We’re very humbled, at Nestlé, whenever we hear that we were at the top of one of those lists from our graduates. It means a lot to us that people value the huge effort we put into developing our graduate programmes.

Explore different divisions and roles

If you’re doing a vocational degree—such as Marketing, Engineering, Product Design or Supply Chain—you’ll already be on a path towards a specific type of job. It’s just a case of seeing which companies are running graduate schemes in those areas and picking your favourite. (Nestlé runs schemes for all those listed, for instance.)

If, on the other hand, you’re doing a more general, academic degree—such as English, Communication Studies, Geography, Mathematics, Chemistry or French—you might still be wide open in terms of the kind of division you’d like to join. So do some research into the typical departments you could consider within a large graduate employer, such as:

  • Research & Development (R&D)
  • Production
  • Manufacturing
  • Marketing
  • Purchasing
  • Supply Chain
  • Human Resources
  • Finance & Accounting
  • Digital & Analytics
  • IT
  • Engineering

Which of them feels like it would suit your personality and motivations? Which of them would best suit your skill set? Which of them have you never really thought of before and realise you should probably go and look into? Look all of them up online and see what kinds of jobs are available in those areas that spark your interest—and in what kinds of companies. This will help you separate what you might like to do from what you definitely don’t want to do.

Research company culture

Once you’ve learned which kinds of companies offer the type of career you might like to do, it’s essential that you work out what it’s actually like to work from them. What can you expect as a graduate from your potential future employers?

Think about the structure—is it hierarchical or is accountability shared? What would work better for you? Nestlé, for instance, is decentralised—meaning that our people enjoy a high level of independence.

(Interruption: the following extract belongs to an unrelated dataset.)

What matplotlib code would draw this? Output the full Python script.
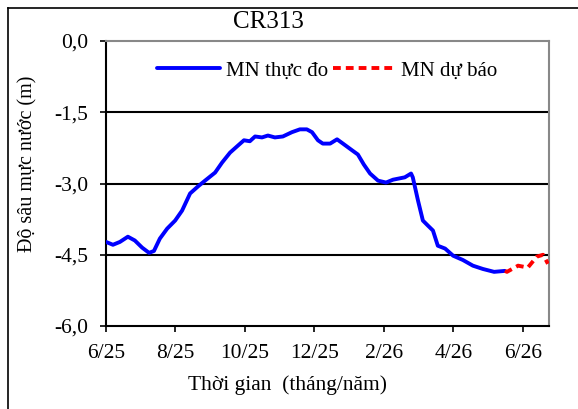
import matplotlib
matplotlib.use("Agg")
import matplotlib.pyplot as plt
from matplotlib.lines import Line2D

plt.rcParams['font.family'] = ['Liberation Serif', 'DejaVu Serif']

# months counted from 6/2025
obs_t = [0.00, 0.20, 0.40, 0.63, 0.83, 1.04, 1.24, 1.38, 1.55, 1.76, 1.99, 2.19,
         2.42, 2.65, 2.85, 3.14, 3.34, 3.57, 3.80, 3.97, 4.14, 4.29, 4.49, 4.66,
         4.86, 5.09, 5.35, 5.58, 5.78, 5.93, 6.10, 6.24, 6.45, 6.65, 6.82, 7.08,
         7.25, 7.42, 7.60, 7.83, 8.06, 8.26, 8.60, 8.78, 8.83, 8.98, 9.12, 9.27,
         9.41, 9.55, 9.76, 9.99, 10.27, 10.56, 10.85, 11.17, 11.48]
obs_h = [-4.23, -4.29, -4.23, -4.12, -4.20, -4.35, -4.46, -4.42, -4.16, -3.95, -3.78, -3.57,
         -3.21, -3.06, -2.94, -2.77, -2.56, -2.35, -2.20, -2.09, -2.11, -2.01, -2.03, -1.99,
         -2.03, -2.01, -1.92, -1.86, -1.86, -1.92, -2.09, -2.16, -2.16, -2.07, -2.16, -2.30,
         -2.39, -2.60, -2.79, -2.94, -2.98, -2.92, -2.87, -2.79, -2.87, -3.36, -3.78, -3.89,
         -3.99, -4.31, -4.37, -4.52, -4.61, -4.73, -4.80, -4.86, -4.84]

fc_t = [11.48, 11.54, 11.86, 12.14, 12.40, 12.58, 12.72]
fc_h = [-4.84, -4.86, -4.73, -4.77, -4.54, -4.50, -4.69]

tick_pos = [0, 2, 4, 6, 8, 10, 12]
tick_lbl = ['6/25', '8/25', '10/25', '12/25', '2/26', '4/26', '6/26']
y_ticks = [0.0, -1.5, -3.0, -4.5, -6.0]

fig = plt.figure(figsize=(5.78, 4.09), dpi=100)
ax = fig.add_axes([106/578, 1 - 326/409, (549-106)/578, (326-41)/409])

for y in [-1.5, -3.0, -4.5]:
    ax.axhline(y, color='black', lw=1.5, zorder=1)

ax.plot(obs_t, obs_h, color='#0000ff', lw=2.8, label='MN thực đo', zorder=3,
        solid_joinstyle='round', solid_capstyle='round')
ax.plot(fc_t, fc_h, color='#ff0000', lw=2.8, ls=(0, (2.0, 1.3)), label='MN dự báo', zorder=3)

ax.set_xlim(0, 12.75)
ax.set_ylim(-6.0, 0.0)
ax.set_xticks(tick_pos)
ax.set_xticklabels(tick_lbl)
ax.set_yticks(y_ticks)
ax.set_yticklabels([f"{v:.1f}".replace('.', ',') for v in y_ticks])
ax.tick_params(direction='out', length=4, width=1.2, labelsize=15.5, colors='black')
ax.tick_params(axis='x', pad=9)
ax.tick_params(axis='y', pad=9)

for s in ['left', 'bottom']:
    ax.spines[s].set_color('black')
    ax.spines[s].set_linewidth(1.5)
for s in ['top', 'right']:
    ax.spines[s].set_color('#888888')
    ax.spines[s].set_linewidth(1.5)

ax.legend(loc='upper center', bbox_to_anchor=(0.5, 0.995), ncol=2, frameon=False,
          fontsize=15, handlelength=3.0, handletextpad=0.3, columnspacing=0.2)

fig.text(268/578, 1 - 22/409, 'CR313', ha='center', va='center', fontsize=18)
fig.text(28/578, 1 - 164/409, 'Độ sâu mực nước (m)', rotation=90, ha='center', va='center', fontsize=14.5)
fig.text(288/578, 1 - 385/409, 'Thời gian  (tháng/năm)', ha='center', va='center', fontsize=15.5)

# outer frame (left and top edges)
fig.add_artist(Line2D([8/578, 8/578], [0, 1 - 8/409], color='black', lw=1.2, transform=fig.transFigure))
fig.add_artist(Line2D([8/578, 1], [1 - 8/409, 1 - 8/409], color='black', lw=1.2, transform=fig.transFigure))

fig.savefig('out.png', dpi=100)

Think about the management style—is it authoritative or collaborative? Which do you prefer? Nestlé is all about collaborative working, for example. We partner with others to enable bigger societal impact.

Think about the way people interact—is it challenging or relaxed? How do you like to communicate? Nestlé has a very community-oriented atmosphere, but at the same time, we challenge each other and encourage a culture of innovation.

Think about working methodologies—do they use the waterfall, agile, scrum or lean methodology (just for instance—there are many other styles)? Nestlé, for instance, uses agile and lean start-up methodologies.

Think about the company’s ethics and integrity—is it committed, like Nestlé for example, to compliance, evolving business principles and improving lives?

Make a shortlist

Once you’ve explored all the different employers out there, seen what they have to offer and how those offerings might relate to you and your career motivations, it’s time to make a shortlist.

Word of advice—don’t just make a slightly shorter longlist, which is an easy mistake to make. Be brutal.

Think about it this way, one of our current graduates told us that they “treated applying to [their Nestlé graduate scheme] like a full-time job, itself.” In other words, they really spent a lot of time on it. That’s how they ended up winning a place on the scheme, too, no doubt. Now, imagine if they’d applied to every single employer on their longlist. Do you think their application would have been as good?

So whittle it down to the ones you really want—that way, you can plough all your energy into crafting the best applications possible. As soon as you have that final list, it should make complete sense to you—you should be able to look at it and think, “I could happily start my career at any of those companies.” Good luck putting it together.